Return all lines with the word "this" in them.
═════ Material to process ═════
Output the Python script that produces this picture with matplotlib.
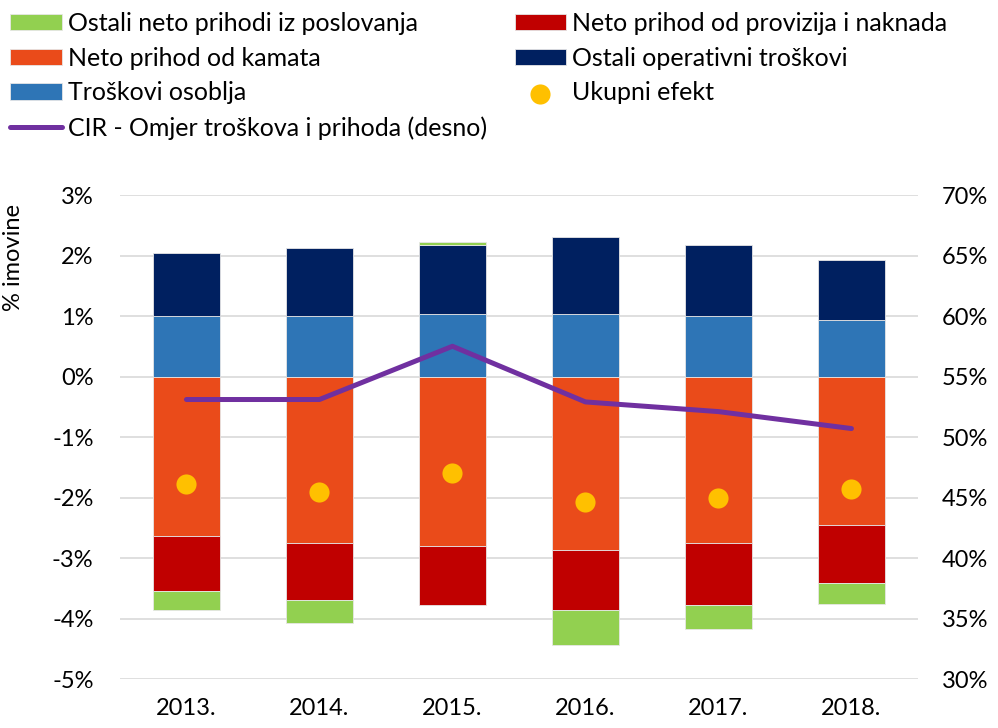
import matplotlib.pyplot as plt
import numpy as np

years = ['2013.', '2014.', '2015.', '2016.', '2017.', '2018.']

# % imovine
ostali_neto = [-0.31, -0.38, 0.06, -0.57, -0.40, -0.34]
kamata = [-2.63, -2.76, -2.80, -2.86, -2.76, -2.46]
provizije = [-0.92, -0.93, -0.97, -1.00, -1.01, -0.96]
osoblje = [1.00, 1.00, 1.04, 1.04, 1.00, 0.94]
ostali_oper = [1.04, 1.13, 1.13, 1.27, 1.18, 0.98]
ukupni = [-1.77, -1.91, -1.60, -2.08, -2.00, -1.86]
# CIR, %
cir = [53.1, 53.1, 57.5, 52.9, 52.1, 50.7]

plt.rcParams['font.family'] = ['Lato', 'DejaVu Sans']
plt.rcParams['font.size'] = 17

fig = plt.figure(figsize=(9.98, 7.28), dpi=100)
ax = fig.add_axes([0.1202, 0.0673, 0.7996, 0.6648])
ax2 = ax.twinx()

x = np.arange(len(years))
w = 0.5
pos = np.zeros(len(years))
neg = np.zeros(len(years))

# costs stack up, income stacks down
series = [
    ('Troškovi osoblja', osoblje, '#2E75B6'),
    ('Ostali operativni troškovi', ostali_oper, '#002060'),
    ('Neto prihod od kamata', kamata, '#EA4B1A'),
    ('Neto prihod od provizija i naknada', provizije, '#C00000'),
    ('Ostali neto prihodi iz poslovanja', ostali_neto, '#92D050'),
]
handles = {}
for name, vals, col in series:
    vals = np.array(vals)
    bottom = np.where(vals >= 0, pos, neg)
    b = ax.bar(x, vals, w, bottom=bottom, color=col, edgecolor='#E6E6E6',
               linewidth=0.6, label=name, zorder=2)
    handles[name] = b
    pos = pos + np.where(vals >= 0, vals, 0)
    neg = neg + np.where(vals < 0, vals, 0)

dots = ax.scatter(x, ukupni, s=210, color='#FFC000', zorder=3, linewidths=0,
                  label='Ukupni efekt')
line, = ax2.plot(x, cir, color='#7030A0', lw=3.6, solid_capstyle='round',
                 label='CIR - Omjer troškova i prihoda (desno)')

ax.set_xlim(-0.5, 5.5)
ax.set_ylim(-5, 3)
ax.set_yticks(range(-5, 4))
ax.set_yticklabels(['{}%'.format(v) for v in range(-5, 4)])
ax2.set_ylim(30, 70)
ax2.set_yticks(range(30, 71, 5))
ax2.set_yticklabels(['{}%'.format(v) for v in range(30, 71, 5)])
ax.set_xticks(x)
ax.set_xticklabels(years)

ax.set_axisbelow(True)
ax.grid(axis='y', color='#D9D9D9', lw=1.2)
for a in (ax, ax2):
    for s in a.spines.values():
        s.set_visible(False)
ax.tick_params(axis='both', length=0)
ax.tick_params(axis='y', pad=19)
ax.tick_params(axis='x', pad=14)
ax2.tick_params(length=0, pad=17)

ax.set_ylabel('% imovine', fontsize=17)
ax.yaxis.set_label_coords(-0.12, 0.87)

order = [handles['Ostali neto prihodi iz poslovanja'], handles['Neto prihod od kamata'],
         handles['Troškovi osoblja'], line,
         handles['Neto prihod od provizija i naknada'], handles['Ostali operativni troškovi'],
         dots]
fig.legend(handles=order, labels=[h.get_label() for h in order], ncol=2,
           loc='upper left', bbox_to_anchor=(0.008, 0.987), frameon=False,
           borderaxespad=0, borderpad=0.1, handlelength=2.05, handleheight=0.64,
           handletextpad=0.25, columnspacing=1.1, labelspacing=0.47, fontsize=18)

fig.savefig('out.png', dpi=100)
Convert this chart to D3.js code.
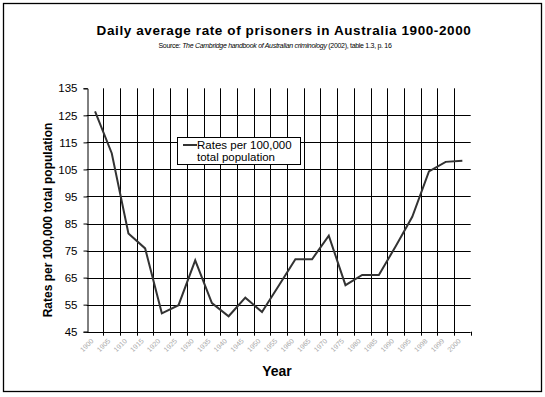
═════
The solution:
Output the Python script that produces this picture with matplotlib.
Convert this chart to D3.js code.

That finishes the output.